Kinglets, Warblers (including Parula and N. Waterthrush), and Hermit Thrushs were singing in good numbers down the trail. We reached an area of dead trees, and found a female Black-backed Woodpecker drumming.
We headed back south a little bit, and found a trail out into some more open habitat of Bloomingdale Bog. Right at the entrance, we had a possible Philadelphia Vireo, and a definite Blue-headed Vireo in close, singing. Shawn spied Gray Jays back in the forest, and a pair came out to investigate us. They mostly stayed quiet, calling once, and we followed them quietly down the trail. We found ourselves working silently down the trail (me snapping pictures as best I could), with one bird on each side of the trail. I don't really know who was following who, but we walked together for a good quarter mile, offering stunning looks at these great birds.

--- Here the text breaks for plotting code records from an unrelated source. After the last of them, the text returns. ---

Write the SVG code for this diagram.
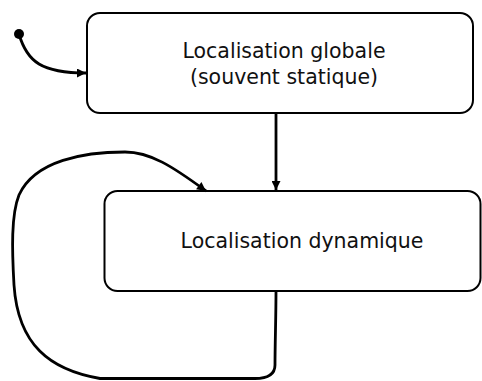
<svg xmlns="http://www.w3.org/2000/svg" width="482" height="381" viewBox="0 0 482 381">
  <defs>
    <style>
      .box { fill: #ffffff; stroke: #000000; stroke-width: 2; }
      .label { font-family: "DejaVu Sans", Verdana, sans-serif; font-size: 20.5px; fill: #111111; }
      .conn { fill: none; stroke: #000000; stroke-width: 2.8; }
    </style>
    <marker id="arrow" viewBox="0 0 10 10" refX="10" refY="5" markerWidth="11" markerHeight="9" markerUnits="userSpaceOnUse" orient="auto">
      <path d="M0,0 L10,5 L0,10 Z" fill="#000000"/>
    </marker>
  </defs>
  <g id="node-globale">
    <rect class="box" x="87" y="13" width="386" height="100" rx="13" ry="13"/>
    <text class="label" x="284" y="58" text-anchor="middle">Localisation globale</text>
    <text class="label" x="284" y="84" text-anchor="middle">(souvent statique)</text>
  </g>
  <g id="node-dynamique">
    <rect class="box" x="104.5" y="191" width="376" height="100" rx="13" ry="13"/>
    <text class="label" x="302" y="248" text-anchor="middle">Localisation dynamique</text>
  </g>
  <g id="connectors">
    <circle cx="19" cy="34" r="5" fill="#000000"/>
    <path class="conn" d="M19,34 C27,62 42,73 86,73" marker-end="url(#arrow)"/>
    <path class="conn" d="M276,113 L276,190" marker-end="url(#arrow)"/>
    <path class="conn" d="M276,292 C276,315 275,345 275,365 C275,374 268,378.5 255,378.5 L100,378.5 C50,370 18,345 14,285 C12,250 11,215 19,195 C35,160 85,152 125,152 C150,152 172,166 206,191" marker-end="url(#arrow)"/>
  </g>
</svg>
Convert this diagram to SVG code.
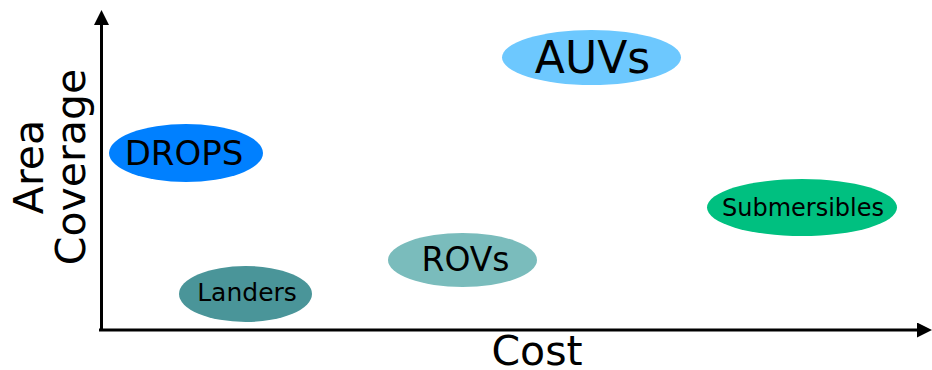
<svg xmlns="http://www.w3.org/2000/svg" width="932" height="370" viewBox="0 0 932 370">
  <style>
    text { font-family: "DejaVu Sans", "Liberation Sans", sans-serif; fill: #000; text-anchor: middle; }
    .axis { stroke: #000; stroke-width: 3; fill: none; }
    .axis-label { font-size: 41px; }
  </style>
  <defs>
    <marker id="arrow" viewBox="0 0 10 10" refX="0" refY="5" markerWidth="5" markerHeight="5" markerUnits="strokeWidth" orient="auto">
      <path d="M0,0 L10,5 L0,10 Z" fill="#000"/>
    </marker>
  </defs>

  <!-- axes -->
  <g id="connectors">
    <path class="axis" d="M101.5,331 L101.5,25" marker-end="url(#arrow)"/>
    <path class="axis" d="M99,330 L917,330" marker-end="url(#arrow)"/>
  </g>

  <!-- axis titles -->
  <g id="axis-labels">
    <text class="axis-label" transform="translate(43,167) rotate(-90)">Area</text>
    <text class="axis-label" transform="translate(85,167) rotate(-90)">Coverage</text>
    <text class="axis-label" x="537" y="365">Cost</text>
  </g>

  <!-- platforms -->
  <g id="drops">
    <ellipse cx="186" cy="153" rx="77" ry="29" fill="#0080ff"/>
    <text x="184" y="165" font-size="34">DROPS</text>
  </g>
  <g id="auvs">
    <ellipse cx="591.5" cy="57.5" rx="89.5" ry="27.5" fill="#6dc8fe"/>
    <text x="592.5" y="73" font-size="44">AUVs</text>
  </g>
  <g id="rovs">
    <ellipse cx="462.5" cy="260" rx="74.5" ry="27" fill="#7abcbc"/>
    <text x="465.5" y="271" font-size="33">ROVs</text>
  </g>
  <g id="landers">
    <ellipse cx="245.5" cy="294" rx="66.5" ry="28" fill="#4a9599"/>
    <text x="247" y="301" font-size="25">Landers</text>
  </g>
  <g id="submersibles">
    <ellipse cx="802" cy="207.5" rx="95" ry="28.5" fill="#00c080"/>
    <text x="803" y="216" font-size="24">Submersibles</text>
  </g>
</svg>
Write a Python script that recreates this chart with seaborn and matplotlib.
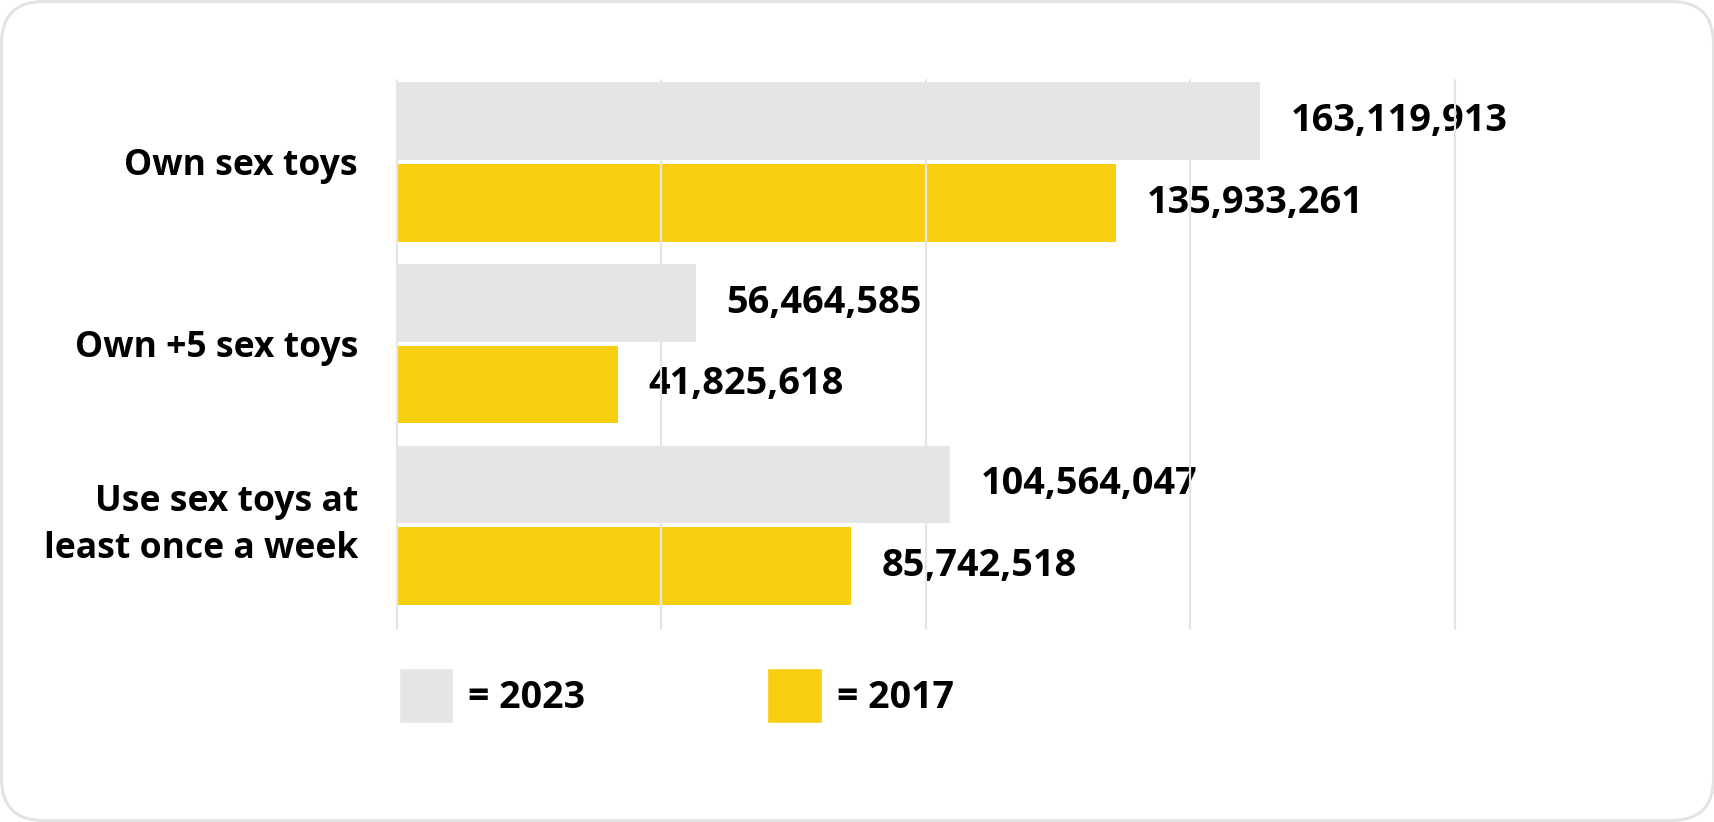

After recovering from that awesome experience, we continued down the trail, and encountered many good breeders: Winter Wren, Nashville Warbler, Lincoln's Sparrow, both Kinglets, and Palm Warblers, to name a few. The Palm Warblers were all yellow underneath, and were very close in appearance to the Eastern race of Palms, although a little duller. We heard another Black-backed Woodpecker, but didn't get to see it. In the marshes, we heard some Mink Frogs calling along with the Greens. We made our way back out, running into a small group including fellow Lab of Ornithology birders Chris Wood, Jeff Gerbracht, and Steve Kelling. We can't go anywhere anymore without running into people. In the parking lot we found one of the better bumper stickers I've ever seen:
From there, we headed home. We had a fantastic trip, and owe special thanks to the people who responded to Shawn's request for locations. With their help we were very successful in locating birds. Thanks!